Further, cultural boycott calls elicit strong responses within Israeli society because send a message that as long as Israel continues to violate international law and Palestinian rights, it will be isolated from the international community. After a number of cultural groups canceled their performances in Israel in response to Israel’s attack on the Gaza Flotilla ship, the Mavi Marmara, in 2010, Israeli boycott activist Yonatan Shapira stated: “Most Israelis are desensitized to images of dead Palestinian children and burnt homes, but the refusal of the Pixies to play Tel Aviv has an impact, this gets them asking questions.”
Israeli attempts to counter cultural boycott initiatives are also a telling sign of the significance of cultural boycott. Creative Community for Peace (CCFP) was established to counter artists’ boycott of Israel and “stop the rash of big name cancellations.” CCFP is actually a front for StandWithUs, the notorious right-wing pro-settler organization that works closely with the Israeli Foreign Ministry.
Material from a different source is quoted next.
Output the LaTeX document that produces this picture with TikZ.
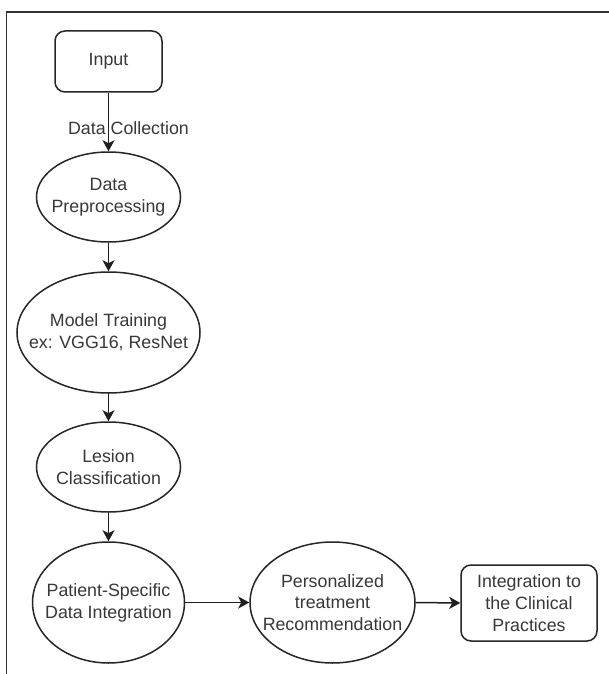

Similarly in the UK, a British organization called Culture for Coexistence was established to end the cultural boycott of Israel by proposing “open dialogue” and “cultural engagement." What these organizations refuse to acknowledge is that “cultural interaction with Israel had not only failed to promote an equitable peace, but in fact camouflaged the policies of a nation-state that practices ethnic cleansing and other destructive policies against non-Jews.” Cultural boycott initiatives simultaneously expose these illegal Israeli practices while holding Israeli cultural institutions accountable for their complicity.
Despite these attempts to stop the cultural boycott, it continues to grow around the world. Ben White writes, “In May 2014, New York-based, Israeli writer Reuven Namdar wrote of how ‘the international boycott...is slowly solidifying around Israel’s cultural life’. [In 2015], curators held a meeting in Tel Aviv on “The Cultural Boycott of Israel and What It Means for Israeli Contemporary Art.” According to a report on the gathering, the boycott “is practiced overtly as well as covertly, officially and unofficially, and by a variety of groups within the art world.”